> **Prompt**:
Each line that contains the word "this" counts once; give the total for the records below and nothing else.

- - - - -

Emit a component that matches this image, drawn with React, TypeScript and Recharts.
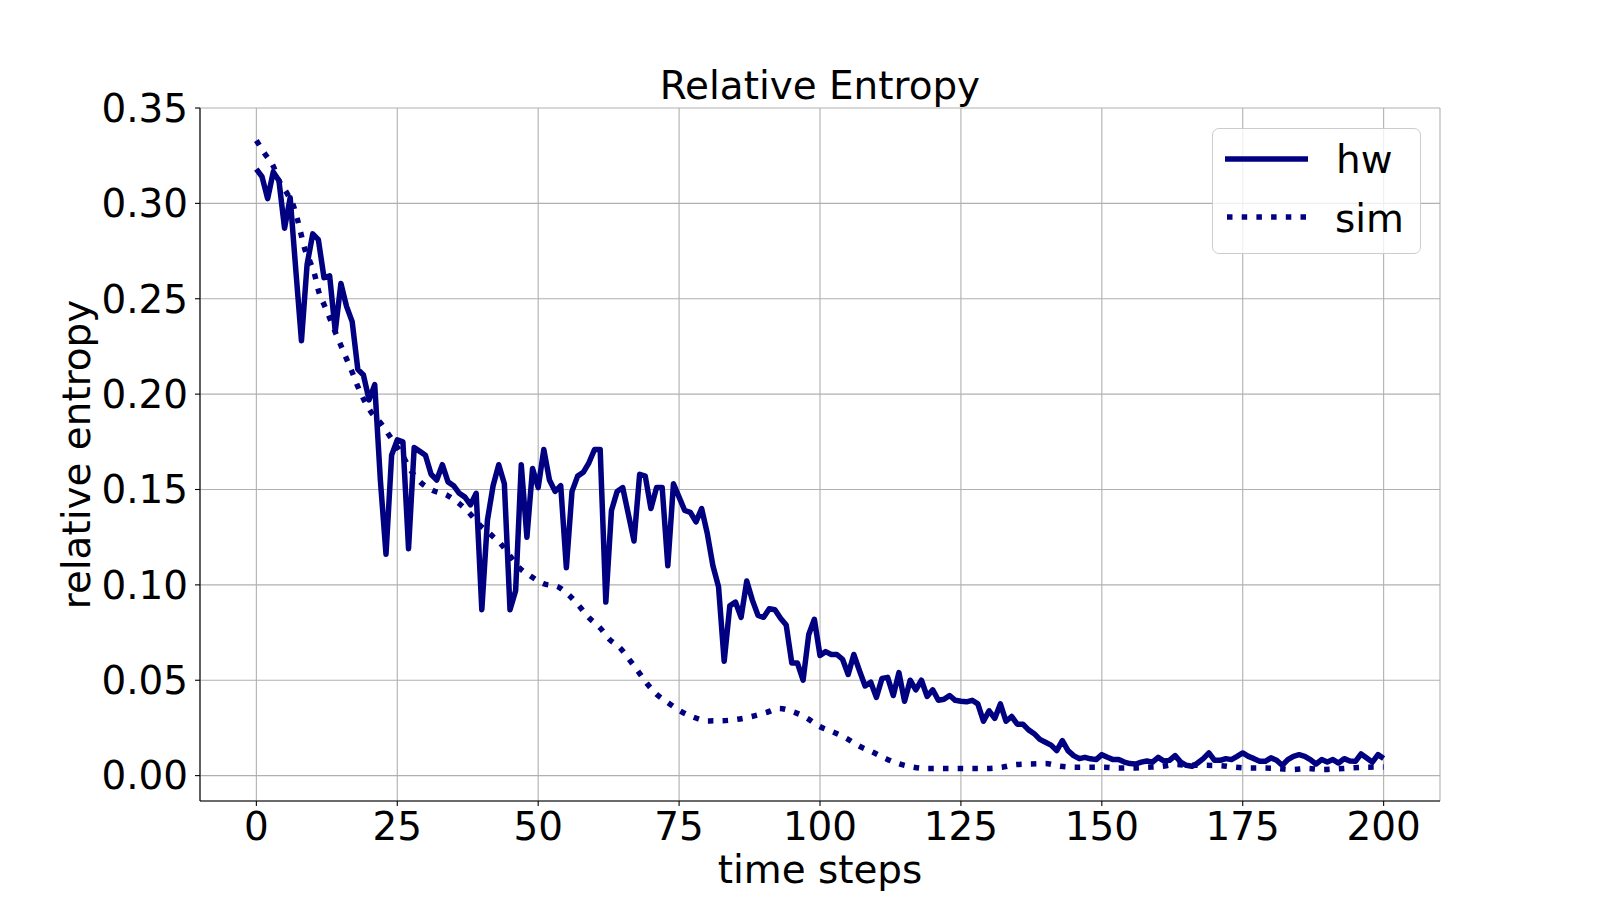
import React from "react";
import { LineChart, Line, XAxis, YAxis, CartesianGrid, Legend } from "recharts";

// hw: one value per time step, 0..200
const hwValues = [
  0.318, 0.314, 0.3025, 0.3165, 0.312, 0.287, 0.303, 0.265, 0.228, 0.268,
  0.284, 0.281, 0.261, 0.262, 0.233, 0.258, 0.246, 0.238, 0.213, 0.21,
  0.197, 0.205, 0.155, 0.116, 0.168, 0.176, 0.175, 0.119, 0.172, 0.17,
  0.168, 0.158, 0.155, 0.163, 0.154, 0.152, 0.148, 0.146, 0.142, 0.148,
  0.087, 0.134, 0.152, 0.163, 0.153, 0.087, 0.097, 0.163, 0.125, 0.161,
  0.151, 0.171, 0.155, 0.149, 0.152, 0.109, 0.149, 0.157, 0.159, 0.164,
  0.171, 0.171, 0.091, 0.139, 0.149, 0.151, 0.137, 0.123, 0.158, 0.157,
  0.14, 0.151, 0.151, 0.11, 0.153, 0.146, 0.139, 0.138, 0.133, 0.14,
  0.127, 0.11, 0.099, 0.06, 0.089, 0.091, 0.083, 0.102, 0.092, 0.084,
  0.083, 0.0875, 0.087, 0.0825, 0.079, 0.059, 0.059, 0.05, 0.074, 0.082,
  0.063, 0.065, 0.0635, 0.0635, 0.061, 0.053, 0.0635, 0.055, 0.047, 0.049,
  0.041, 0.051, 0.0515, 0.042, 0.054, 0.039, 0.05, 0.045, 0.05, 0.0415,
  0.045, 0.0395, 0.04, 0.042, 0.0395, 0.039, 0.0387, 0.0395, 0.0376, 0.0285,
  0.034, 0.03, 0.0376, 0.0285, 0.031, 0.027, 0.027, 0.024, 0.022, 0.019,
  0.0175, 0.016, 0.0131, 0.0184, 0.0131, 0.0105, 0.0089, 0.0096, 0.0088, 0.0084,
  0.011, 0.0096, 0.0084, 0.0084, 0.0071, 0.0063, 0.0061, 0.0071, 0.0077, 0.0071,
  0.0096, 0.0077, 0.008, 0.0105, 0.0071, 0.0054, 0.0049, 0.0066, 0.0089, 0.0119,
  0.008, 0.008, 0.0089, 0.0084, 0.0101, 0.0119, 0.0101, 0.0089, 0.0075, 0.0075,
  0.0093, 0.0081, 0.0054, 0.0084, 0.0101, 0.011, 0.0101, 0.0084, 0.0061, 0.0084,
  0.0071, 0.0084, 0.0066, 0.0089, 0.0077, 0.0075, 0.0114, 0.0093, 0.0071, 0.011,
  0.009,
];

const simSteps = [
  0, 1.5, 3, 4, 5.4, 6.6, 7.3, 8, 8.6, 9.5, 10.4, 11, 12, 13, 14, 15, 16, 17, 18, 19,
  20.4, 22, 23.5, 26.2, 27.4, 29, 31, 34, 36, 38, 39.6, 41.5, 43.5, 45, 46.5, 48.7,
  51, 53.5, 55.5, 57.3, 59, 61, 62.6, 64.6, 66.2, 67.8, 69.3, 71, 73, 75.2, 77.6,
  80.1, 82.6, 85.3, 87.9, 90.4, 92.8, 95.3, 97.6, 99.8, 102.3, 104.6, 107, 109.3,
  111.7, 114.1, 116.6, 119, 122, 124.5, 127, 129.7, 132.3, 134.8, 137.3, 140, 142.6,
  145, 147.7, 150.3, 152.8, 155.5, 158, 160.7, 163.1, 165.8, 168.4, 171.1, 173.6,
  176.1, 178.8, 181.3, 183.8, 186.5, 189.1, 191.6, 194.1, 196.8, 200,
];
const simValues = [
  0.333, 0.326, 0.3195, 0.312, 0.3055, 0.2985, 0.2915, 0.283, 0.276, 0.2696, 0.262,
  0.2544, 0.247, 0.24, 0.2325, 0.2255, 0.2185, 0.2115, 0.204, 0.1975,
  0.1904, 0.185, 0.1787, 0.1665, 0.16, 0.1542, 0.15, 0.1467, 0.1426, 0.137, 0.1315,
  0.1266, 0.121, 0.1152, 0.1094, 0.1045,
  0.1006, 0.099, 0.0945, 0.0888, 0.0828, 0.0774, 0.0716, 0.0667, 0.0607, 0.0544,
  0.0483, 0.0427, 0.0383, 0.0339, 0.0306,
  0.0287, 0.0288, 0.0295, 0.031, 0.033, 0.0352, 0.0334, 0.0303, 0.026, 0.0229,
  0.0197, 0.0154, 0.0124,
  0.0089, 0.0061, 0.0044, 0.0037, 0.0037, 0.0037, 0.0037, 0.0038, 0.0044, 0.0058,
  0.0061, 0.0063, 0.0049,
  0.0044, 0.0044, 0.0044, 0.004, 0.004, 0.0044, 0.0049, 0.0058, 0.0054, 0.0054,
  0.0052, 0.0044,
  0.004, 0.004, 0.0037, 0.0032, 0.0037, 0.0032, 0.0035, 0.004, 0.0044, 0.0045,
];

const xTicks = [0, 25, 50, 75, 100, 125, 150, 175, 200];
const yTicks = [0, 0.05, 0.1, 0.15, 0.2, 0.25, 0.3, 0.35];

const hwData = hwValues.map((v, i) => ({ t: i, v }));
const simData = simSteps.map((t, i) => ({ t, v: simValues[i] }));

const NAVY = "#000080";
const FONT = "DejaVu Sans";
const FS = 38.9;
const LW = 5.5;
const DOTS = "5.5 9.2";

const tickStyle = { fill: "#000", fontSize: FS, fontFamily: FONT };

function LegendBox() {
  return (
    <div
      style={{
        width: 209,
        height: 126,
        boxSizing: "border-box",
        border: "1.4px solid #cccccc",
        borderRadius: 7,
        background: "rgba(255,255,255,0.8)",
      }}
    >
      <svg width={207} height={124} style={{ display: "block" }}>
        <line x1={12} x2={95} y1={30} y2={30} stroke={NAVY} strokeWidth={LW} />
        <text x={123} y={44} fontSize={FS} fontFamily={FONT} fill="#000">hw</text>
        <line x1={14} x2={95} y1={88} y2={88} stroke={NAVY} strokeWidth={LW} strokeDasharray={DOTS} />
        <text x={122} y={103} fontSize={FS} fontFamily={FONT} fill="#000">sim</text>
      </svg>
    </div>
  );
}

export default function App() {
  return (
    <div style={{ position: "absolute", left: 0, top: 0, width: 1600, height: 900, background: "#fff" }}>
      <LineChart width={1600} height={900} margin={{ top: 108, right: 160, bottom: 39, left: 100 }}>
        <CartesianGrid stroke="#b0b0b0" strokeWidth={1.1} />
        <XAxis
          dataKey="t"
          type="number"
          domain={[-10, 210]}
          ticks={xTicks}
          allowDataOverflow
          height={60}
          tick={tickStyle}
          tickSize={5}
          tickMargin={6}
          tickLine={{ stroke: "#000", strokeWidth: 1.1 }}
          axisLine={{ stroke: "#000", strokeWidth: 1.1 }}
        />
        <XAxis
          xAxisId="top"
          orientation="top"
          type="number"
          domain={[-10, 210]}
          height={0}
          tick={false}
          tickLine={false}
          axisLine={{ stroke: "#000", strokeWidth: 1.1 }}
        />
        <YAxis
          type="number"
          domain={[-0.0133, 0.35]}
          ticks={yTicks}
          allowDataOverflow
          width={100}
          tick={tickStyle}
          tickSize={5}
          tickMargin={7}
          tickFormatter={(v) => v.toFixed(2)}
          tickLine={{ stroke: "#000", strokeWidth: 1.1 }}
          axisLine={{ stroke: "#000", strokeWidth: 1.1 }}
        />
        <YAxis
          yAxisId="right"
          orientation="right"
          type="number"
          domain={[-0.0133, 0.35]}
          width={0}
          tick={false}
          tickLine={false}
          axisLine={{ stroke: "#000", strokeWidth: 1.1 }}
        />
        <Line
          data={hwData}
          dataKey="v"
          name="hw"
          type="linear"
          stroke={NAVY}
          strokeWidth={LW}
          strokeLinejoin="round"
          dot={false}
          isAnimationActive={false}
        />
        <Line
          data={simData}
          dataKey="v"
          name="sim"
          type="monotone"
          stroke={NAVY}
          strokeWidth={LW}
          strokeDasharray={DOTS}
          dot={false}
          isAnimationActive={false}
        />
        <Legend
          layout="vertical"
          align="center"
          verticalAlign="middle"
          content={() => <LegendBox />}
          wrapperStyle={{ position: "absolute", left: 1212, top: 128, width: 209, height: 126 }}
        />
      </LineChart>
      <svg
        width={1600}
        height={900}
        style={{ position: "absolute", left: 0, top: 0, pointerEvents: "none" }}
        fontFamily={FONT}
        fontSize={FS}
      >
        <text x={820} y={99} textAnchor="middle" fill="#000">Relative Entropy</text>
        <text x={820} y={883} textAnchor="middle" fill="#000">time steps</text>
        <text transform="translate(90,454.5) rotate(-90)" textAnchor="middle" fill="#000">
          relative entropy
        </text>
      </svg>
    </div>
  );
}
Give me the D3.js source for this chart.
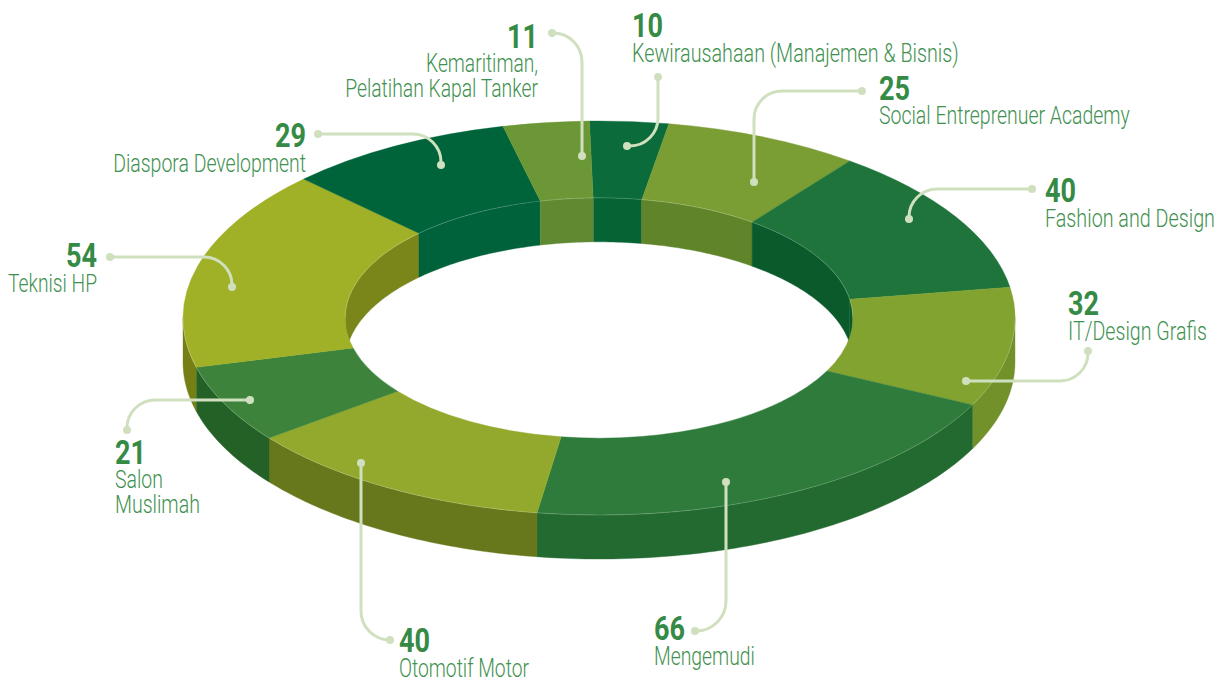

- - - - -

> **Exercise solution**:
2